Para mahasiswa mendesak Pemerintah Kabupaten (Pemkab) Pandeglang segera memanggil oknum pejabat di Disperindagpas atas ketidakjelasan biaya Hak Penggunaan Guna Tempat Usaha (HPGTU) yang dibebankan kepada para pedagang, menyusul rencana pembangunan pasar Picung yang didanai dari APBN tahun 2011.
<>
“Kami minta Bupati Pandeglang, Erwan Kurtubi memanggil oknum pejabat Disperindagpas yang diduga bermain dalam proses pembangunan pasar Picung. Apalagi, di lapangan sejumlah pedagang mengaku resah atas adanya penerapan biaya HPGTU sebesar Rp500 ribu per kios,” beber kooordiantor aksi Nuhda Algozal dalam orasinya.
Menurutnya, pungutan sebesar Rp500 ribu kepada para pedagang atas HPGTU jelas sangat memberatkan dan tidak mendasar.
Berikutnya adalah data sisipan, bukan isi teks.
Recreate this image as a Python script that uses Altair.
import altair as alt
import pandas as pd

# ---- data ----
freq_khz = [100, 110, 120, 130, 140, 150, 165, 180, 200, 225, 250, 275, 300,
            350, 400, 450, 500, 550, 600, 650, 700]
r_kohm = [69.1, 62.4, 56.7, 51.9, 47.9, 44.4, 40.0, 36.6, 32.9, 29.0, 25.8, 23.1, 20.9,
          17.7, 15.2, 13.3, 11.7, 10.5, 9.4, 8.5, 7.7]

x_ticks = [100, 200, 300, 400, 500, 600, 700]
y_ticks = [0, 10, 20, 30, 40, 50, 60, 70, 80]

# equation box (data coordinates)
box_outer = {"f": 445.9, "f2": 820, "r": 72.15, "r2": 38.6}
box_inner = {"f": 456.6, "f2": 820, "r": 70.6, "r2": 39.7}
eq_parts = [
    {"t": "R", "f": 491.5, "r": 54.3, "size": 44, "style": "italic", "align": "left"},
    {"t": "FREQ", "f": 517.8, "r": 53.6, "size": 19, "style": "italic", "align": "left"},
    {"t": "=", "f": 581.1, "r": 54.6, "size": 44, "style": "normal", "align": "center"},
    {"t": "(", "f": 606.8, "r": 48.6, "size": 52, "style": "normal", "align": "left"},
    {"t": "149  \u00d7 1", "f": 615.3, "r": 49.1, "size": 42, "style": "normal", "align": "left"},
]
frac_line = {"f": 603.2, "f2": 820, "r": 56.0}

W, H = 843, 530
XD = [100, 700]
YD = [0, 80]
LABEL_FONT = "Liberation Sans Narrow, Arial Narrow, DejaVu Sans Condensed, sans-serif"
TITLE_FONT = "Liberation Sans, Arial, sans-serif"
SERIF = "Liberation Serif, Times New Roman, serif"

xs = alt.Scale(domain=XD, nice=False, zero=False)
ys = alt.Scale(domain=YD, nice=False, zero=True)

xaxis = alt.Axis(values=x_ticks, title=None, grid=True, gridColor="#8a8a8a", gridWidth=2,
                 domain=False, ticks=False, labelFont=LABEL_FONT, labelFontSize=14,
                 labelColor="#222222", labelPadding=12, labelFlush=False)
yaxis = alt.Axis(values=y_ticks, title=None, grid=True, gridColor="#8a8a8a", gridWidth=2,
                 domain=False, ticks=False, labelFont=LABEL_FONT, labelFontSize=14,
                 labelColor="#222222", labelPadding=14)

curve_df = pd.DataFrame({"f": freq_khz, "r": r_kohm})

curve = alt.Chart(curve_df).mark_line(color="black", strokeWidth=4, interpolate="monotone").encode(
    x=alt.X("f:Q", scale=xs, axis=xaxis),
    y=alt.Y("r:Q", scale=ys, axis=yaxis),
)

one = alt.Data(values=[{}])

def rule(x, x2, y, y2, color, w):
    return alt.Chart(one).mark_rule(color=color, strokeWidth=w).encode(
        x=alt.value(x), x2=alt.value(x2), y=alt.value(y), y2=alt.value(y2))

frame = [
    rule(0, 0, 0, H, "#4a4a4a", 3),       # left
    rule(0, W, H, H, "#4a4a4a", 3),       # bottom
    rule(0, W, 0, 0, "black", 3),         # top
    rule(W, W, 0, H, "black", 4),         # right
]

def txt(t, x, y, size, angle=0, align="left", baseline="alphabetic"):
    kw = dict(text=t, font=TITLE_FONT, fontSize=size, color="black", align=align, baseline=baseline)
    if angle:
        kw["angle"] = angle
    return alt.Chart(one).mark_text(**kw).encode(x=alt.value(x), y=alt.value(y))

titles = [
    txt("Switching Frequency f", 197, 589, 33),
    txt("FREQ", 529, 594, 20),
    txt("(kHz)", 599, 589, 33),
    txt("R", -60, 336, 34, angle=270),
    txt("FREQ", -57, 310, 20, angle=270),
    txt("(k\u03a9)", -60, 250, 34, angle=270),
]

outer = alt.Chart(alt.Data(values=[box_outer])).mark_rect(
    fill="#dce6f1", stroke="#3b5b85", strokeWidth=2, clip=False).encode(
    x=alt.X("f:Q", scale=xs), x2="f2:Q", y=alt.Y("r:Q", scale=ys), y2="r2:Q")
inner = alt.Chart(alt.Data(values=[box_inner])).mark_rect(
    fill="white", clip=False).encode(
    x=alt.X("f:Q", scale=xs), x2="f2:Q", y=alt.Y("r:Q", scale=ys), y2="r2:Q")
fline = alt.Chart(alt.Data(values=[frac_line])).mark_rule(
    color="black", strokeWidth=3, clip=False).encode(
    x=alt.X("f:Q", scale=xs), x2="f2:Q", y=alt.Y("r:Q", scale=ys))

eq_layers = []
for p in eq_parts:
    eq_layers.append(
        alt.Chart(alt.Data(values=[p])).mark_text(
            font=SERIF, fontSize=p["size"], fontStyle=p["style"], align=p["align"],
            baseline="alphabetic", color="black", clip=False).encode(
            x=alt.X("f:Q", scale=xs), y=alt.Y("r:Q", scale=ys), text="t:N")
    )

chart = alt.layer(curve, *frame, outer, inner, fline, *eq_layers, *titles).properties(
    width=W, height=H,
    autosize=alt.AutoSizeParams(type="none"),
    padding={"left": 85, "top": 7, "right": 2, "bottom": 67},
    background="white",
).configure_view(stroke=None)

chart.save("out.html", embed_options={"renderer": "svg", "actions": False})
Pasalnya, selama ini para pedagang yang menempati kios tersebut masih terikat kontrak selama 20 tahun senilai Rp9 juta.
“Selama 20 tahun itu, para pedagang setiap bulannya membayar uang sewa sebesar Rp10.000. Ironisnya, setelah ada rencana pembangunan pasar Picung, tiba-tiba keluar surat edaran dari Disperindagpas soal adanya pungutan itu,” jelasnya.
Kejanggalan atas biaya yang dibebankan kepada para pedagang itu tandas orator lainnya, Entis, bisa dilihat dari alasan Disperindagpas yang menyatakan, biaya Rp500 ribu itu untuk pantia di desa yang telah ditetapkan berdasarkan hasil musyawarah dari para pedagang.
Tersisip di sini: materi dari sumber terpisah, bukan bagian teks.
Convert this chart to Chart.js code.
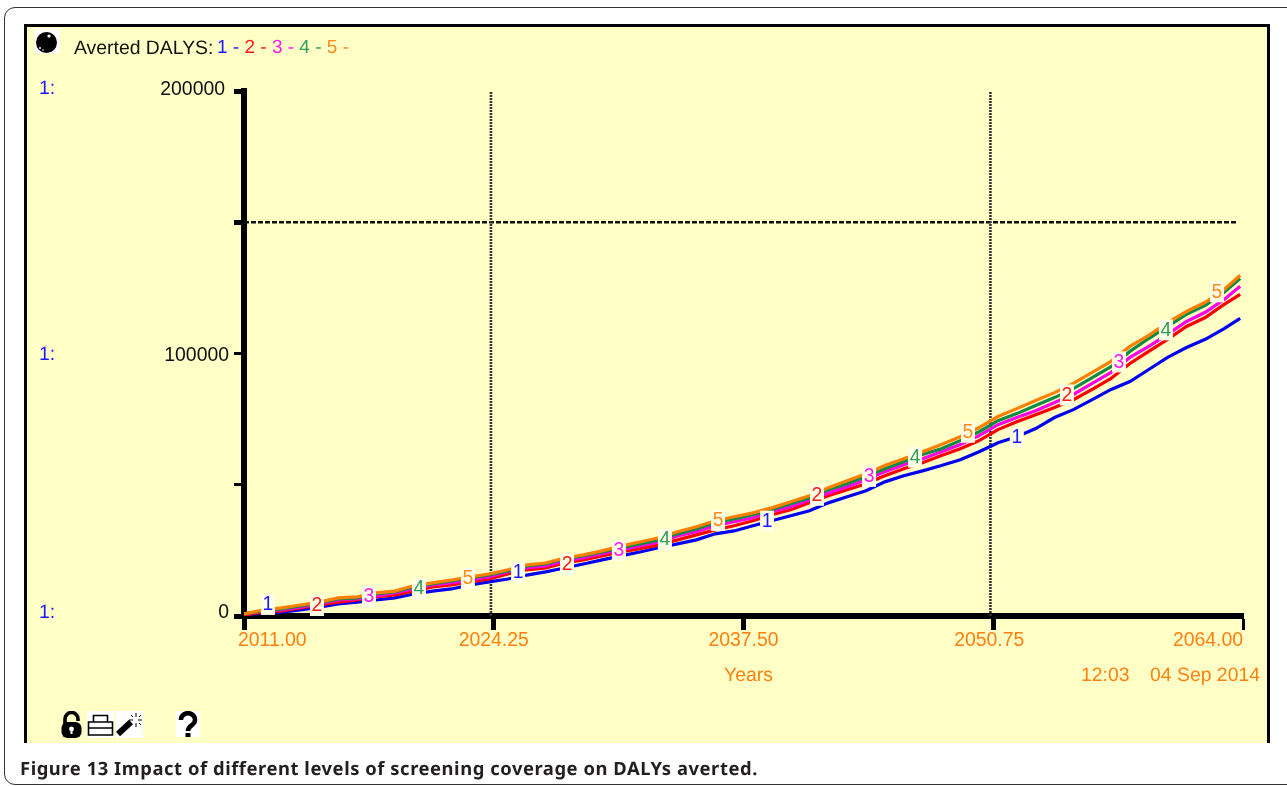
<!DOCTYPE html>
<html>
<head>
<meta charset="utf-8">
<script src="https://cdn.jsdelivr.net/npm/chart.js@4"></script>
<style>
html,body{margin:0;padding:0;background:#fff;width:1287px;height:786px;overflow:hidden;text-rendering:geometricPrecision}
#outer{position:absolute;left:4px;top:7px;width:1400px;height:778px;box-sizing:border-box;border:1px solid #333;border-radius:11px}
#panel{position:absolute;left:24px;top:24px;width:1246px;height:719px;box-sizing:border-box;background:#FFFFC6;border:3px solid #000;border-bottom:none}
canvas{position:absolute;left:0;top:0}
.t{position:absolute;font:19.4px "Liberation Sans",Arial,sans-serif;line-height:22px;white-space:pre}
#cap{position:absolute;left:20px;top:758px;font:bold 18.4px "Noto Sans",sans-serif;line-height:22px;letter-spacing:.55px;color:#231F20;white-space:pre}
svg{position:absolute}
</style>
</head>
<body>
<div id="outer"></div>
<div id="panel"></div>
<canvas id="c" width="1287" height="786"></canvas>
<div class="t" style="left:74px;top:37px;color:#111">Averted DALYS:</div>
<div class="t" id="leg" style="left:217px;top:37px;font-size:19px"></div>
<div class="t" style="left:39px;top:77px;color:#1A1AFF">1:</div>
<div class="t" style="left:39px;top:343px;color:#1A1AFF">1:</div>
<div class="t" style="left:39px;top:601px;color:#1A1AFF">1:</div>
<div class="t" style="left:724px;top:664px;color:#FF8010">Years</div>
<div class="t" style="left:1081px;top:664px;color:#FF8010">12:03</div>
<div class="t" style="left:1150px;top:664px;color:#FF8010">04 Sep 2014</div>
<div id="cap">Figure 13 Impact of different levels of screening coverage on DALYs averted.</div>

<svg style="left:35px;top:28px" width="25" height="25" viewBox="0 0 25 25"><rect width="25" height="25" fill="#fff"/><circle cx="11.5" cy="14.5" r="10.5" fill="#000"/><circle cx="14" cy="8" r="1.6" fill="#fff"/><circle cx="5" cy="20" r="1" fill="#fff"/><circle cx="8" cy="22" r=".8" fill="#fff"/></svg>
<svg style="left:60px;top:711px" width="25" height="27" viewBox="0 0 25 27"><path d="M5 14V8a6.5 6.5 0 0 1 13 0v2" fill="none" stroke="#000" stroke-width="3.6"/><rect x="1.5" y="11" width="20" height="16" rx="6" fill="#000"/><circle cx="11.5" cy="18" r="2.4" fill="#fff"/><rect x="10.5" y="18" width="2" height="5" fill="#fff"/></svg>
<svg style="left:87px;top:711px" width="27" height="27" viewBox="0 0 27 27"><rect width="27" height="27" fill="#fff"/><path d="M6.5 11V4.5h14V11M1.5 11h24v13h-24zM1.5 17h24" fill="none" stroke="#000" stroke-width="1.6"/></svg>
<svg style="left:116px;top:711px" width="27" height="27" viewBox="0 0 27 27"><rect width="27" height="27" fill="#fff"/><path d="M2 23l13-12" stroke="#000" stroke-width="6"/><path d="M20 2v4M20 12v4M13 9h4M22 9h4M15 4l2 2M25 4l-2 2M25 14l-2-2" stroke="#000" stroke-width="1"/></svg>
<svg style="left:176px;top:711px" width="24" height="26" viewBox="0 0 24 26"><rect width="24" height="26" fill="#fff"/><path d="M5 9a7 6.5 0 1 1 11 5c-3 2-4 3-4 6" fill="none" stroke="#000" stroke-width="4.5"/><rect x="9.5" y="22" width="5" height="4" fill="#000"/></svg>

<script>
const years = [2011,2012,2013,2014,2015,2016,2017,2018,2019,2020,2021,2022,2023,2024,2025,2026,2027,2028,2029,2030,2031,2032,2033,2034,2035,2036,2037,2038,2039,2040,2041,2042,2043,2044,2045,2046,2047,2048,2049,2050,2051,2052,2053,2054,2055,2056,2057,2058,2059,2060,2061,2062,2063,2063.85];
const s1 = [400,1100,1500,2300,3400,4600,5300,6100,6900,8400,9500,10300,11800,13000,14100,15600,16800,18300,19800,21400,22900,24400,26000,27500,29000,31300,32400,34400,36300,38200,40100,43100,45400,47700,51100,53400,55300,57300,59500,62600,66000,68300,71400,75600,78600,82400,86300,89300,93900,98500,102300,105400,109500,113400];
const s2 = [400,1500,1900,3100,4200,5300,6100,7300,8000,9500,11100,11800,13000,14100,16000,17600,18300,20200,21400,22900,24400,25600,27100,29000,30900,32800,34400,36300,38600,40500,43100,45800,48100,50400,53400,56100,58400,61100,63700,66800,71000,74000,76700,79400,82400,86300,90500,96200,100800,105400,110300,113700,118700,122500];
const s3 = [800,1900,2300,3400,4600,6100,6500,7600,8800,10300,11800,12600,13700,14900,16800,18300,19100,21000,22100,23700,25200,26700,28200,30500,32100,34400,35900,37400,39700,41600,44300,46900,49200,51900,55000,57600,59900,62600,65300,68700,72900,75600,78200,81300,84400,88600,92800,98500,102700,107300,112200,115700,120600,125600];
const s4 = [800,1900,2700,3800,5000,6500,6900,8400,9200,11100,12200,13400,14500,15600,17200,19100,19800,21800,22900,24400,26000,27500,29000,31300,33200,35500,37000,38600,40500,42800,45000,48100,50400,53100,56100,58800,61500,63700,66800,70200,74400,77100,80200,83200,86600,90800,95000,100800,105700,110300,114900,118300,123300,128600];
const s5 = [800,2300,3100,4200,5300,6900,7300,8800,9500,11500,12600,13700,14900,16000,17600,19500,20200,22100,23300,24800,26700,28200,29800,32100,34000,36300,37800,39300,41200,43500,45800,48900,51500,54200,57300,59900,62600,65300,68300,71800,76000,79000,82100,85100,88600,92800,97000,102700,106900,111800,116000,119500,124400,129800];
const seriesNames = ['1','2','3','4','5'];
const lineColors = ['#0000F0','#FF0000','#FF00E6','#128A45','#FF8000'];
const textColors = ['#1A1AFF','#FF1A1A','#FF1AE6','#2E9E58','#FF8A1A'];
const xTicks = [2011,2024.25,2037.5,2050.75,2064];
const yTicks = [0,50000,100000,150000,200000];
const yLabelled = [0,100000,200000];
const labelSeries = [0,1,2,3,4,0,1,2,3,4,0,1,2,3,4,0,1,2,3,4];
const labelYears = [2012.27,2014.87,2017.63,2020.28,2022.88,2025.54,2028.14,2030.89,2033.33,2036.15,2038.75,2041.4,2044.16,2046.6,2049.41,2052,2054.66,2057.42,2059.91,2062.62];
const labelValues = [4600,4200,7600,10700,14500,16800,19800,25200,29400,36600,36300,46200,53400,60700,70200,68300,84400,97000,109200,123700];
const vRefYears = [2024.1,2050.6];
const hRefValue = 150000;
const hRefEnd = 2063.7;

document.getElementById('leg').innerHTML = seriesNames.map((n,i)=>
  '<span style="color:'+textColors[i]+'">'+n+' - </span>').join('');

const all = [s1,s2,s3,s4,s5];
const datasets = all.map((s,i)=>({
  label:seriesNames[i],
  data:s.map((v,k)=>({x:years[k],y:v})),
  borderColor:lineColors[i],
  borderWidth:3.2,
  pointRadius:0,
  tension:0,
  order:5-i
}));
vRefYears.forEach(y=>datasets.push({
  data:[{x:y,y:0},{x:y,y:200000}],
  borderColor:'#333',borderWidth:2.6,borderDash:[2,1],pointRadius:0,order:10
}));
datasets.push({
  data:[{x:2011,y:hRefValue},{x:hRefEnd,y:hRefValue}],
  borderColor:'#111',borderWidth:2.4,borderDash:[5,2],pointRadius:0,order:10
});

const curveLabels = {
  id:'curveLabels',
  afterDatasetsDraw(ch){
    const {ctx,scales:{x,y}} = ch;
    ctx.save();
    ctx.font = '19.4px "Liberation Sans",Arial,sans-serif';
    ctx.textAlign='center';ctx.textBaseline='middle';
    labelSeries.forEach((s,i)=>{
      const px=x.getPixelForValue(labelYears[i]), py=y.getPixelForValue(labelValues[i]);
      ctx.fillStyle='#FFFFE6';
      ctx.fillRect(px-7,py-10,14,21);
      ctx.fillStyle=textColors[s];
      ctx.fillText(seriesNames[s],px,py+1);
    });
    ctx.restore();
  }
};

const labelNudges = {'2011.00':[-6,0],'2050.75':[-4,0],'200000':[-5,-1],'100000':[-1,2],'0':[-1,-3]};
const nudgeTickLabels = {
  id:'nudgeTickLabels',
  beforeDraw(ch){
    ['x','y'].forEach(id=>{
      ch.scales[id].getLabelItems(ch.chartArea).forEach(it=>{
        const n = labelNudges[it.label];
        if(n && !it._nudged){
          it.options.translation=[it.options.translation[0]+n[0],it.options.translation[1]+n[1]];
          it._nudged=true;
        }
      });
    });
  }
};

new Chart(document.getElementById('c'),{
  type:'line',
  data:{datasets},
  plugins:[curveLabels,nudgeTickLabels],
  options:{
    responsive:false,animation:false,
    layout:{padding:{left:0,top:91,right:44,bottom:0}},
    plugins:{legend:{display:false},tooltip:{enabled:false}},
    scales:{
      x:{
        type:'linear',min:2011,max:2064,
        afterBuildTicks(a){a.ticks=xTicks.map(v=>({value:v}));},
        afterFit(a){a.height=170;},
        border:{color:'#000',width:6},
        grid:{drawOnChartArea:false,tickLength:14,tickColor:'#000',
          tickWidth:c=>c.index===4?3:5},
        ticks:{color:'#FF8010',padding:-1,align:'inner',maxRotation:0,autoSkip:false,
          font:{family:'"Liberation Sans",Arial,sans-serif',size:19.4},
          callback:v=>v.toFixed(2)}
      },
      y:{
        type:'linear',min:0,max:200000,
        afterBuildTicks(a){a.ticks=yTicks.map(v=>({value:v}));},
        afterFit(a){a.width=244;},
        border:{color:'#000',width:6},
        grid:{drawOnChartArea:false,tickLength:10,tickColor:'#000',
          tickWidth:c=>(c.tick&&(c.tick.value===100000||c.tick.value===50000))?3:5},
        ticks:{color:'#111',padding:4,autoSkip:false,
          font:{family:'"Liberation Sans",Arial,sans-serif',size:19.4},
          callback:v=>yLabelled.includes(v)?String(v):''}
      }
    }
  }
});
</script>
</body>
</html>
“Sejauh ini para pedagang tidak pernah diajak musyawarah oleh pihak Disperindagpas atau panitia. Terlebih, sejauh ini pedagang masih terikat kontrak, sehingga sangat ganjil jika pedagang harus membayar biaya lagi,” tandanya.
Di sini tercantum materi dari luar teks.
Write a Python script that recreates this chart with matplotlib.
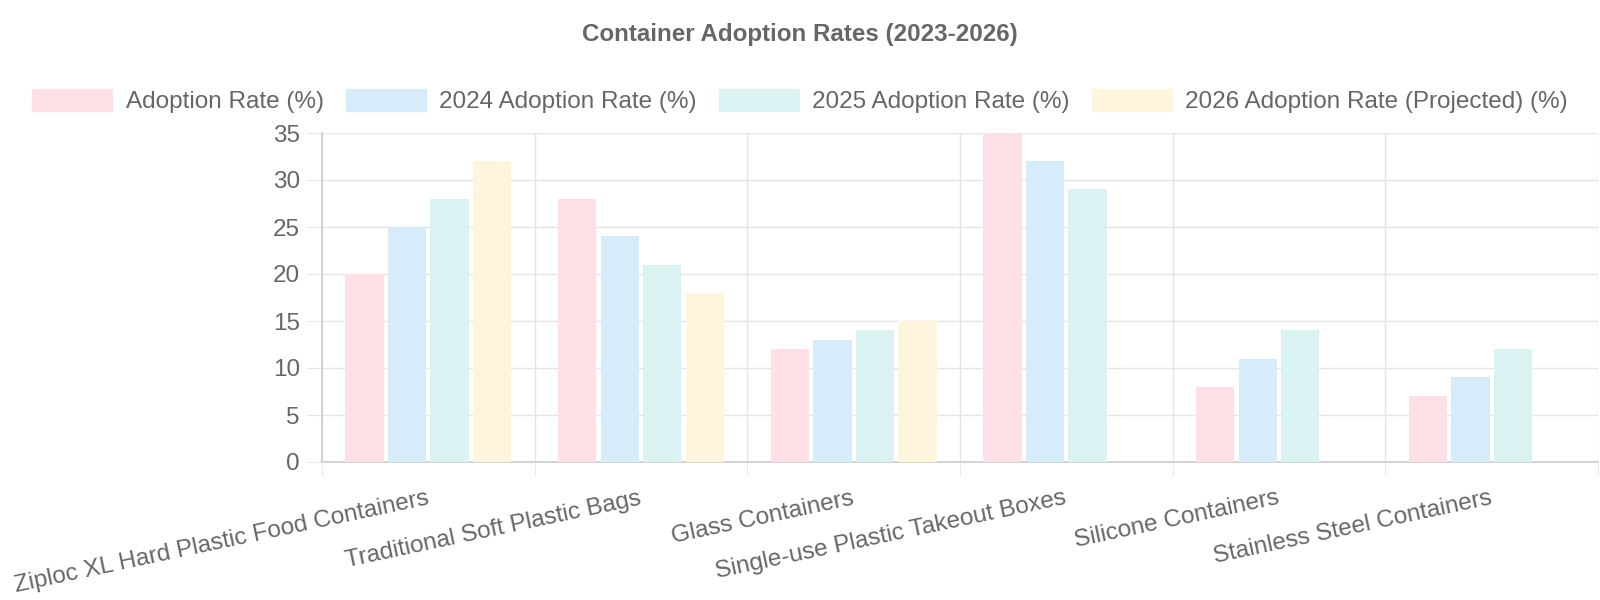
import matplotlib.pyplot as plt
from matplotlib.patches import Rectangle
import numpy as np

plt.rcParams['font.family'] = ['Liberation Sans', 'DejaVu Sans']

categories = ['Ziploc XL Hard Plastic Food Containers', 'Traditional Soft Plastic Bags',
              'Glass Containers', 'Single-use Plastic Takeout Boxes',
              'Silicone Containers', 'Stainless Steel Containers']
series_names = ['Adoption Rate (%)', '2024 Adoption Rate (%)', '2025 Adoption Rate (%)',
                '2026 Adoption Rate (Projected) (%)']
rate_2023 = [20, 28, 12, 35, 8, 7]
rate_2024 = [25, 24, 13, 32, 11, 9]
rate_2025 = [28, 21, 14, 29, 14, 12]
rate_2026 = [32, 18, 15, None, None, None]
colors = ['#ffe0e6', '#d7ecfb', '#dbf2f2', '#fff5dd']

text_color = '#666666'
grid_color = '#e5e5e5'

fig = plt.figure(figsize=(16, 6), dpi=100)
ax = fig.add_axes([322 / 1600, 1 - 462 / 600, 1276 / 1600, 329 / 600])

x = np.arange(len(categories))
slot = 0.8 / 4
for i, vals in enumerate([rate_2023, rate_2024, rate_2025, rate_2026]):
    xs = [xi for xi, v in zip(x, vals) if v is not None]
    vs = [v for v in vals if v is not None]
    ax.bar(np.array(xs) - 0.4 + slot * (i + 0.5), vs, width=slot * 0.9,
           color=colors[i], zorder=3)

ax.set_xlim(-0.5, len(categories) - 0.5)
ax.set_ylim(0, 35)
ax.set_yticks(range(0, 36, 5))
ax.set_xticks(x)
ax.set_xticklabels(categories, rotation=12, ha='right', va='center',
                   rotation_mode='anchor')
ax.set_xticks(np.arange(len(categories) + 1) - 0.5, minor=True)

ax.tick_params(axis='y', length=11, color=grid_color, labelsize=17.5,
               labelcolor=text_color, pad=5)
ax.tick_params(axis='x', which='major', length=0, labelsize=17.5,
               labelcolor=text_color, pad=26)
ax.tick_params(axis='x', which='minor', length=10, color=grid_color)

ax.grid(axis='y', color=grid_color, linewidth=1, zorder=0)
ax.grid(axis='x', which='minor', color=grid_color, linewidth=1, zorder=0)
for side in ['top', 'right']:
    ax.spines[side].set_visible(False)
for side in ['left', 'bottom']:
    ax.spines[side].set_color('#cccccc')
    ax.spines[side].set_linewidth(1.2)

handles = [Rectangle((0, 0), 1, 1, color=c) for c in colors]
fig.legend(handles, series_names, loc='center', bbox_to_anchor=(0.5, 1 - 101 / 600),
           ncol=4, frameon=False, fontsize=17.5, labelcolor=text_color,
           handlelength=3.3, handleheight=1.0, handletextpad=0.55, columnspacing=0.9)

fig.text(0.5, 1 - 34 / 600, 'Container Adoption Rates (2023-2026)', ha='center',
         va='center', fontsize=17.4, fontweight='bold', color=text_color)

fig.savefig('out.png', dpi=100)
Selain itu katanya, para pedagang juga mengaku resah dengan adanya pengurangan jumlah kios dari jumlah toko. Dari 108 kios kini hanya menjadi 84 kios. Dengan demikian kata dia, sekitar 24 pedagang kini terancam kehilangan mata pencahariannya. “Para pedagang kan masih terikat kontrak, atau ada sisa tujuh tahun lagi untuk menempati kiosnya. Jadi mereka masih memiliki hak untuk melanjutkan usahannya sesuai perjanjian dalam kontrak itu. Melihat kerancuan-kerancuan ini, kami menilai Disperindagpas tidak mampu mengelola PAD yang tahun 2011 ditetapkan sebesar Rp600 juta,” paparnya.
Sementara itu beberapa pedagang mengeluhkan adanya pungutan sebesar Rp500 ribu per kios dengan alasan untuk tanda jadi kepemilikan kios di pasar Picung. Jika pedagang tidak mambayar uang sebesar itu, maka tidak akan mendapat jatah kios. Kepala Disperindagpas Pandeglang, Tb Apang Syafruddin membantah bahwa kutipan itu sebagai pungutan liar. Menurutnya, uang sebesar itu merupakan hasil dari kesepakatan antara pedagang dengan panitia di desa. “Itupun musyawarahnya disaksikan unsur Muspika,” pungkasnya.